Genre: Fiction, Police Procedural, Women Sleuths, Mystery & Thrillers
Series: Nikki Heat, Bk. 1
Order Online: Amazon.com
Author Info: Website
Rating: 1 star
Borrowed book from library.
In A Nutshell:
I was disappointed. I really love the television show, but I really did not like this book. I felt the characters lost a lot of the charm and finesse we see in the television show. They were flat. The storyline was fairly predictable.
A spin-off of the popular ABC television show Castle, Heat Wave tells the story of a New York real estate tycoon who is murdered when he is thrown off the balcony of his penthouse apartment. During the investigation, Detective Nikki Heat has to take magazine reporter Jamieson Rook as a ride-along buddy. As the case unfolds, Heat and Rook not only have to untangle the twisted web of lies that led to the murder but also have to untangle the attraction that seems to be building between the two of them.
As a fan of the television show, I was hoping for more of the wit and humor that draws me to the show. I could see attempts to bring that wit and humor to the book, but the book fell flat for me. The book utilizes some elements from the television show (for instance, Rook is taken as a hostage in a manner similar to when Castle is taken as a hostage in the pilot), but they seem forced together and contrived. The trouble could be that in the show the elements are part of many different cases whereas in the book they are all part of one case. So it seems like too many for one story.
The mystery was nothing special. I had a pretty good idea of who did it early in the book, and I do not read a lot of mysteries. I think a big mystery fan would figure it out really early and be very disappointed.
The book characters do not live up to their counterparts in the television show. Where I find Richard Castle from the television show intelligent with enough screwball-ness to be funny; I find Jamison Rook to be cocky and annoying. I thought about this difference a lot because I know that these two characters shared many things, including experiences and reactions to those experiences. So why do they come off so differently for me? I think one reason is that the book is missing a character to fill the role of Richard Castle’s daughter, Alexis Castle. Castle’s relationship with his daughter does a lot to balance his character. Castle can be a know-it-all and braggart, but he can also be a caring and compassionate parent and friend. Jamison Rook has no way to show this other side to him, so he just comes off as annoying.

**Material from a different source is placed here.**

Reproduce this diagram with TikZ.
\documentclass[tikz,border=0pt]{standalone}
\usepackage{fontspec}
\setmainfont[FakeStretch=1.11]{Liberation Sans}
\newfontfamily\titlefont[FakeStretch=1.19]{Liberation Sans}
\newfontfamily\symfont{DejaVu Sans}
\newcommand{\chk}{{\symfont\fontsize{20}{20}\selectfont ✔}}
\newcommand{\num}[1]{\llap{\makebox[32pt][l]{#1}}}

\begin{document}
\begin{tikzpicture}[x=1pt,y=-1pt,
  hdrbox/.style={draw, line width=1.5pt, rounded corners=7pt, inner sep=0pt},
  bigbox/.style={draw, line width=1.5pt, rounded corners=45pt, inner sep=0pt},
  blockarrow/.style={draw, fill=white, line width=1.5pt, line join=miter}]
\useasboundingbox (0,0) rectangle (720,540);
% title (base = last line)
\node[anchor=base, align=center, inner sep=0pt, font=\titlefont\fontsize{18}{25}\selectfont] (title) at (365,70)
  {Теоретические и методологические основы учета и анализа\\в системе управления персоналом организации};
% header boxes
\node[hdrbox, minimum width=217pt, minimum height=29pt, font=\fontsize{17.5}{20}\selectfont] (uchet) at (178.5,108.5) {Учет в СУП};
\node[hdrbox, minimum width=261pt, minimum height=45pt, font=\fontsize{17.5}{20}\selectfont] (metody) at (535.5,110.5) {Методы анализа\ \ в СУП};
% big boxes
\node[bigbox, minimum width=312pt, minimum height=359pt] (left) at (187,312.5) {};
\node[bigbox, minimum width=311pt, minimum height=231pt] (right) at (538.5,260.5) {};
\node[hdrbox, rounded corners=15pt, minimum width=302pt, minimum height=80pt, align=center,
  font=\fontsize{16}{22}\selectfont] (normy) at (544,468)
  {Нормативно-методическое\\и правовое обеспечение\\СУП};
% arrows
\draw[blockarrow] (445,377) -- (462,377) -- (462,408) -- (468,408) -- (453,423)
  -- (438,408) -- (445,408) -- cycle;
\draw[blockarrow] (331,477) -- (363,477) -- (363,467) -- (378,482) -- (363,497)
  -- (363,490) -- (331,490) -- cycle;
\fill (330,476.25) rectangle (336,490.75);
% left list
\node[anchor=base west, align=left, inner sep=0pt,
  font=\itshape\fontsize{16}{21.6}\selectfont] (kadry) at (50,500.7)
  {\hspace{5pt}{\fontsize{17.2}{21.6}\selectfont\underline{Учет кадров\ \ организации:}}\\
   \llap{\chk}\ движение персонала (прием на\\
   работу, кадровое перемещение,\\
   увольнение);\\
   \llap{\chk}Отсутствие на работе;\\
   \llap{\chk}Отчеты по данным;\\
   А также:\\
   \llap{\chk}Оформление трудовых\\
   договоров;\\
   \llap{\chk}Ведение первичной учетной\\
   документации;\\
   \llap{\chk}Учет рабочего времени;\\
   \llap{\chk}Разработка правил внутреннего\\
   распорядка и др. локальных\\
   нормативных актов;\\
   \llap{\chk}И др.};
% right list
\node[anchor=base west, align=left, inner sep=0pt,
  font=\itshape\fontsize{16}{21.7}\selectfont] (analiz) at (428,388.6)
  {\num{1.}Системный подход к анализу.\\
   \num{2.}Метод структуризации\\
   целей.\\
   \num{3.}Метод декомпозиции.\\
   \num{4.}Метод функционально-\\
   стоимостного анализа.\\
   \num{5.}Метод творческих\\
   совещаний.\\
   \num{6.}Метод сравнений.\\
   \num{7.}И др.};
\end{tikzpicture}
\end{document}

I am torn as to whether I will read the next book in the series. Part of me wants to with the hope that it will get better and bring more of the charm of the television show to the page because I miss the show when it is in production. However, another part of me does not see that happening with how flat this book portrayed the characters, and I would hate to waste more of my time on a book that I feel so blah about in the end.
I recommend skipping this book and instead watching the television show.